Cent jours après le début des bombardements aériens de l'OTAN en Libye, le colonel Mouammar Kadhafi, son fils et son chef des services secrets ont été accusés hier de crime contre l'humanité par la Cour pénale internationale. D'emblée, le régime libyen a fait savoir qu'il ne reconnaissait pas sa juridiction.

Selon les juges, il y a des motifs raisonnables de croire que les trois hommes sont responsables, «en tant qu'auteurs indirects», de meurtres, de persécutions et de crimes contre l'humanité.

Selon la Cour pénale internationale, le colonel Kadhafi exerce un contrôle «absolu et indiscuté sur l'appareil du pouvoir libyen, dont les forces de sécurité», tandis que son fils Saïf al-Islam est «la personne la plus influente de son cercle rapproché» et premier ministre de facto.

Tout cela n'est qu'«une couverture pour l'OTAN qui a essayé et tente encore d'assassiner Kadhafi», a déclaré hier le nouveau ministre de la Justice, Mohamed al-Gamoudi.

Par voie de communiqué, Luis Moreno-Ocampo, le procureur qui a déposé la requête initiale le 16 mai, a indiqué que les arrestations des trois dirigeants constituent «la seule manière de protéger les civils en Libye».

La Cour pénale internationale ne dispose pas de police et dépend de la volonté de ses 116 pays membres pour exécuter ses mandats d'arrêt.

La nouvelle de l'inculpation des trois dirigeants libyens a été reçue avec joie dans les rues des grandes villes libyennes.

«Justice a été rendue», s'est pour sa part félicité Moustapha Abdeljalil, président du Conseil national de transition (CNT), l'organe politique des rebelles libyens.

Au cours des dernières semaines, certains des 15 pays du Conseil de sécurité ont dénoncé la mort de membres de la famille Kadhafi au cours de bombardements, rappelant que l'OTAN n'avait pas le mandat de procéder à des assassinats politiques.
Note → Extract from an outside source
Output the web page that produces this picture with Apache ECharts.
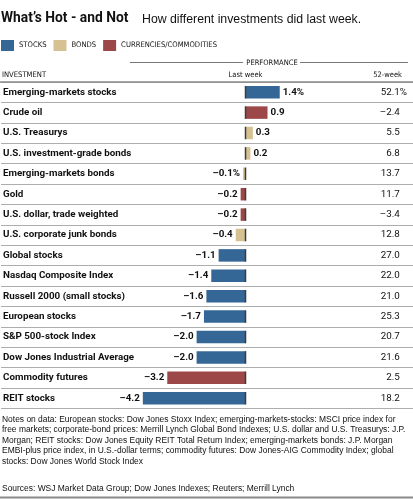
<!DOCTYPE html>
<html><head><meta charset="utf-8">
<script src="https://cdn.jsdelivr.net/npm/echarts@6/dist/echarts.min.js"></script>
<style>html,body{margin:0;padding:0;background:#fff}#c{width:413px;height:501px}</style>
</head><body><div id="c"></div>
<script>
const categories = ['Emerging-markets stocks','Crude oil','U.S. Treasurys','U.S. investment-grade bonds','Emerging-markets bonds','Gold','U.S. dollar, trade weighted','U.S. corporate junk bonds','Global stocks','Nasdaq Composite Index','Russell 2000 (small stocks)','European stocks','S&P 500-stock Index','Dow Jones Industrial Average','Commodity futures','REIT stocks'];
const assetType = ['STOCKS','CURRENCIES/COMMODITIES','BONDS','BONDS','BONDS','CURRENCIES/COMMODITIES','CURRENCIES/COMMODITIES','BONDS','STOCKS','STOCKS','STOCKS','STOCKS','STOCKS','STOCKS','CURRENCIES/COMMODITIES','STOCKS'];
const lastWeek = [1.4,0.9,0.3,0.2,-0.1,-0.2,-0.2,-0.4,-1.1,-1.4,-1.6,-1.7,-2.0,-2.0,-3.2,-4.2];
const week52 = [52.1,-2.4,5.5,6.8,13.7,11.7,-3.4,12.8,27.0,22.0,21.0,25.3,20.7,21.6,2.5,18.2];
const pctRowsLastWeek = [0,4];
const pctRows52 = [0];
const seriesNames = ['STOCKS','BONDS','CURRENCIES/COMMODITIES'];
const seriesColors = {'STOCKS':'#346796','BONDS':'#d6c193','CURRENCIES/COMMODITIES':'#9c4848'};
const notes = ['Notes on data: European stocks: Dow Jones Stoxx Index; emerging-markets-stocks: MSCI price index for',
'free markets; corporate-bond prices: Merrill Lynch Global Bond Indexes; U.S. dollar and U.S. Treasurys: J.P.',
'Morgan; REIT stocks: Dow Jones Equity REIT Total Return Index; emerging-markets bonds: J.P. Morgan',
'EMBI-plus price index, in U.S.-dollar terms; commodity futures: Dow Jones-AIG Commodity Index; global',
'stocks: Dow Jones World Stock Index'];
const sources = 'Sources: WSJ Market Data Group; Dow Jones Indexes; Reuters; Merrill Lynch';

const COND = "'DejaVu Sans Condensed','Liberation Sans Narrow',sans-serif";
const ROB = "Roboto,'Liberation Sans',sans-serif";
const SANS = "'Liberation Sans',Arial,sans-serif";
const fmt = v => (v < 0 ? '\u2013' : '') + Math.abs(v).toFixed(1);

const barSeries = seriesNames.map(name => ({
  name, type: 'bar', stack: 'all', barWidth: 12.5,
  itemStyle: { color: seriesColors[name] },
  data: lastWeek.map((v, i) => assetType[i] === name ? {
    value: v,
    label: { position: v >= 0 ? 'right' : 'left' }
  } : '-'),
  label: {
    show: true, distance: 3, color: '#111', fontWeight: 'bold', fontSize: 9.8, fontFamily: ROB,
    formatter: p => fmt(p.value) + (pctRowsLastWeek.includes(p.dataIndex) ? '%' : '')
  }
}));

const zeroEdge = {
  type: 'custom', silent: true, z: 5,
  data: categories.map((c, i) => [0, i]),
  encode: { x: 0, y: 1 },
  renderItem: (params, api) => {
    const p = api.coord([0, api.value(1)]);
    return { type: 'rect', shape: { x: p[0] - 0.75, y: p[1] - 6.25, width: 1.5, height: 12.5 }, style: { fill: '#3c3c3c' } };
  }
};

const chart = echarts.init(document.getElementById('c'));
chart.setOption({
  animation: false,
  backgroundColor: '#fff',
  grid: { left: 0, right: 0, top: 82, height: 326.4 },
  xAxis: { type: 'value', min: -10, max: 6.85, show: false },
  yAxis: [{
    type: 'category', data: categories, inverse: true,
    axisLine: { show: false }, axisTick: { show: false },
    splitLine: { show: true, showMinLine: true, showMaxLine: true, lineStyle: { color: '#adadad', width: 1 } },
    axisLabel: { inside: true, margin: 2, color: '#111', fontWeight: 'bold', fontSize: 9.8, fontFamily: ROB }
  }, {
    type: 'category', data: categories, inverse: true, position: 'right',
    axisLine: { show: false }, axisTick: { show: false }, splitLine: { show: false },
    axisLabel: {
      inside: true, margin: 6, align: 'right', color: '#111', fontSize: 9.8, fontFamily: ROB,
      formatter: (v, i) => fmt(week52[i]) + (pctRows52.includes(i) ? '%' : '{h|%}'),
      rich: { h: { color: 'rgba(0,0,0,0)', fontSize: 9.8, fontFamily: ROB } }
    }
  }],
  legend: {
    data: seriesNames, left: 1, top: 40, padding: 0, itemWidth: 13, itemHeight: 11, itemGap: 7, icon: 'rect',
    textStyle: { fontSize: 7.6, fontFamily: COND, color: '#111' }
  },
  series: [...barSeries, zeroEdge],
  graphic: [
    { type: 'text', x: 1, y: 19, style: { text: "What\u2019s Hot - and Not", font: "bold 13.8px " + ROB, fill: '#111', textVerticalAlign: 'middle' } },
    { type: 'text', x: 142, y: 20, style: { text: 'How different investments did last week.', font: '12.3px ' + SANS, fill: '#111', textVerticalAlign: 'middle' } },
    { type: 'line', shape: { x1: 130, y1: 62.5, x2: 243, y2: 62.5 }, style: { stroke: '#777', lineWidth: 1 } },
    { type: 'line', shape: { x1: 300, y1: 62.5, x2: 408, y2: 62.5 }, style: { stroke: '#777', lineWidth: 1 } },
    { type: 'text', x: 272, y: 63, style: { text: 'PERFORMANCE', font: '7.5px ' + COND, fill: '#111', textAlign: 'center', textVerticalAlign: 'middle' } },
    { type: 'text', x: 2, y: 75, style: { text: 'INVESTMENT', font: '7.6px ' + COND, fill: '#111', textVerticalAlign: 'middle' } },
    { type: 'text', x: 245.5, y: 75, style: { text: 'Last week', font: '7.5px ' + COND, fill: '#111', textAlign: 'center', textVerticalAlign: 'middle' } },
    { type: 'text', x: 402, y: 75, style: { text: '52-week', font: '7.5px ' + COND, fill: '#111', textAlign: 'right', textVerticalAlign: 'middle' } },
    { type: 'line', z: 10, shape: { x1: 0, y1: 82, x2: 413, y2: 82 }, style: { stroke: '#8a8a8a', lineWidth: 1.5 } },
    { type: 'text', x: 2, y: 414, style: { text: notes.join('\n'), font: '8.45px ' + SANS, fill: '#111', lineHeight: 10.5 } },
    { type: 'text', x: 2, y: 489, style: { text: sources, font: '8.45px ' + SANS, fill: '#111', textVerticalAlign: 'middle' } },
    { type: 'line', shape: { x1: 0, y1: 497.5, x2: 413, y2: 497.5 }, style: { stroke: '#8a8a8a', lineWidth: 2 } }
  ]
});
</script></body></html>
Hier, le président sud-africain Jacob Zuma s'est d'ailleurs dit déçu du mandat d'arrêt lancé contre les hauts dirigeants libyens. Un mandat qui survient au lendemain d'une réunion des médiateurs de l'Union africaine sur la Libye, à Pretoria. L'Afrique du Sud croyait avoir obtenu certaines concessions de Kadhafi.

À l'inverse, le Canada, la France et la Grande-Bretagne ont notamment salué l'initiative de la Cour pénale internationale.

Contrairement aux nombreux experts qui craignent que ce mandat d'arrêt n'amène Kadhafi à ne plus partir de la Libye pour éviter d'être arrêté, l'organisme Human Rights Watch croit que c'était la chose à faire.

«Avant même que la procédure de la Cour pénale internationale ne soit lancée, Mouammar Kadhafi avait déjà fait clairement comprendre qu'il opterait pour le jusqu'au-boutisme, et le serment de son fils en février, jurant de vivre et mourir en Libye, se passe de tout commentaire, a dit Richard Dicker, directeur du programme Justice internationale. Il est difficile d'imaginer qu'un dictateur qui s'est accroché au pouvoir pendant plus de 40 ans serait saisi d'effroi face à ce mandat d'arrêt.»

Human Rights Watch considère en fait que la délivrance de tels mandats d'arrêt contre de hauts dirigeants peut renforcer les efforts de paix. L'organisme en veut pour preuve l'inculpation de Radovan Karadzic et de Ratko Mladic par le Tribunal pénal international pour l'ex-Yougoslavie, qui aurait facilité le processus de paix en Bosnie.